We all know that feeling. After a long day of crushing deals and swimming through spreadsheets, your mind begins to wander.
“I should start my own business.”
While history has always made entrepreneurship an intimidating process, the age of the internet has made the practice easier than ever, and there’s no better clientele that the swaths of millennials eager to expand their debt to new horizons. We’re talking an entire generation that convinced themselves that spending $50k+ on college would solve all of their life’s problems. It’s not exactly a hard sell.
This series will be your flawless guide to creating a profitable business catered to Millennials that will sustain through the test of time. Or at least until Snapchat goes under.
Without further ado, I present to you The Ultimate Brunch Establishment.
Get a Pink Neon Centerpiece
Figuring out where to start with a new business is often the hardest part. Not for a brunch restaurant. You should spend 95% of your initial planning phase sketching and conceptualizing your pink neon centerpiece. Two shades of pink too dark and you’re ruined. Pick the wrong font and Instagram might unveil a “dislike” feature solely for your sake. With a poorly executed centerpiece, the only Snaps you’ll get will be of the food stamp variety.

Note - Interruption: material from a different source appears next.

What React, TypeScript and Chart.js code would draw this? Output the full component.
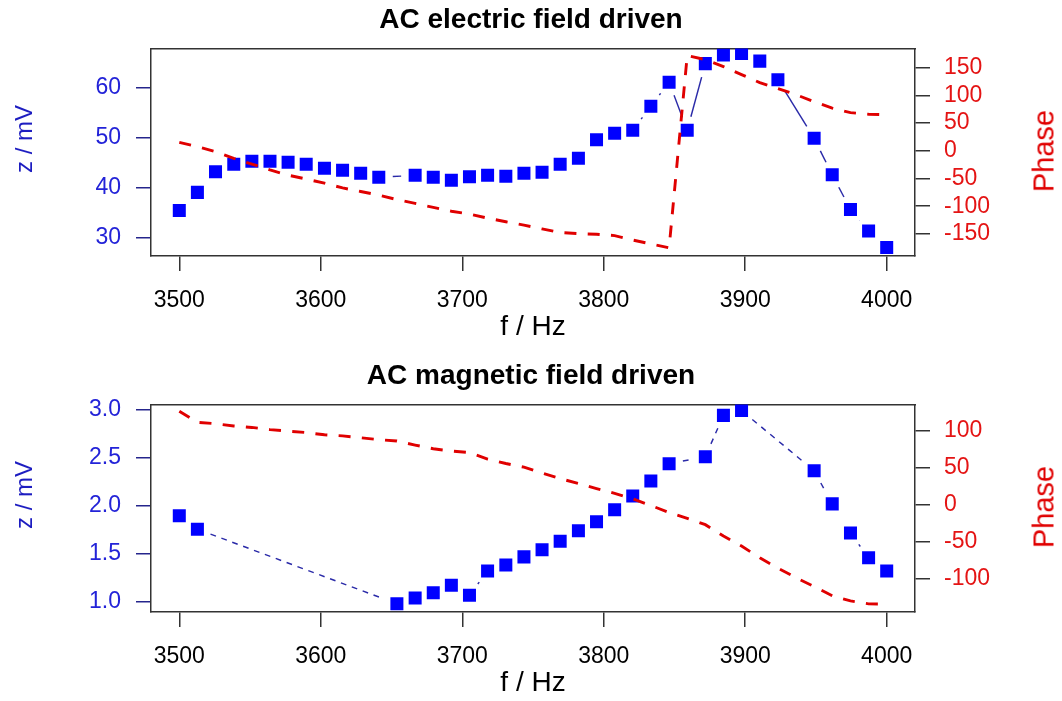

When it comes to the actual copy of your sign, there are really only two options. The best branding choice is simply the name of your restaurant, but this can be risky. Unless your moniker is particularly catchy, contains the word “Rosé,” or shares its name with several white women over 80, there is a safer option. All you have to do is go to Target. Look for the cliché posters and coffee mugs with sayings on them for your best bets. Here are a few to get you started:
“Coffee is my BFF”
“Namastay In Bed”
“Coffee Before Talkie”
“No ‘Pagne No Gain”
Find Your Cocktail Niche
Once you’ve nailed down your centerpiece, it’s time to focus on the libations. Believe it or not, this part is simple. “Craft Cocktails” is a phrase that means absolutely nothing, and people have been mixing boozy concoctions since the advent of human history. You already have thousands of years of experience as your starting point.
All you have to do is take a handful of cherished cocktails and add a single unconventional ingredient. That’s not an old fashioned, it’s a “New Fashioned” because you added a scoop of artisan apricot paste. You just took your French 75 to a French 150 with that dash of nutmeg and chili powder. Charging $19 for that Bloody Mary isn’t a problem when you’ve garnished it with a blue cheese stuffed olive, a slice of pizza, and a validated parking garage ticket.
If trendy ingredients aren’t your forté, you can always take the easy way out. Just up the serving size by 300% and your customers will be buzzing too hard to realize your bacon tastes like shoe leather.
Pick Your Buzzwords
A business without buzzwords cannot stand. Every restaurant piggybacks on the same ten phrases to show the world just how unique and quirky they are.
Here are a few of my favorites. Pick a few and slap them on your website, menu, and Instagram accounts as often as you possibly can. If you have any budget left for a second neon sign, these are all fair game.
“Farm To Table”
Technically a factory farm is still a farm.
Buying Velveeta from the local warehouse still counts.
Words that don’t really mean anything add the most to your intrigue.
Just pick a fruit, vegetable, or herb, and muddle the shit out of it.
Nobody lives at this restaurant, but who cares.
We have one menu item that tastes even more like cardboard than the others.
Craft Your Food’s Aesthetic
Once you’ve got your sign, cocktails, and buzzwords in order it’s time to get the the literal bread and butter: the menu. While you might think the food is the most important component of the Ultimate Brunch Establishment, it actually barely matters at all. The bar you’re aiming for here is “sexy and somewhat edible.” You can’t taste a biscuit through Instagram, after all.
Your food should be the brunch equivalent of a really hot person who only replies with “Hey” on Tinder. Ensure that every dish looks great on at least three separate Instagram filters or you’re doomed.
Don’t be afraid to set your margins ridiculously high. After all, they’re not just paying $12 for a 20-cent biscuit. They’re paying $12 for a 20-cent biscuit, a miniscule amount of airline points, AND 100+ Instagram likes. No price is too high for that kind of self-validation.
Do Something Ridiculous
While you’ve done a lot to prime your restaurant for maximum ‘Grammability, you’re still not trendy enough to be truly successful. You need one more hook to set yourself apart from the neon masses. Luckily, the solution is simple. All you have to do is think of some form of entertainment that a basic millennial would never expect from a brunch joint, and give it a catchy name.
Tarot Cards & Tarragon. Jugglers & Juice. Board Games & Benedicts. Old School Rap & Food That’s Crap. My net worth just tripled writing this paragraph and I’m not even starting a restaurant.
It’s really that simple. If you follow these guidelines, the currency will follow. Just remember to keep your guard up. All it takes is a bigger brighter neon “Rosé” sign around the corner to topple your bougie ambitions.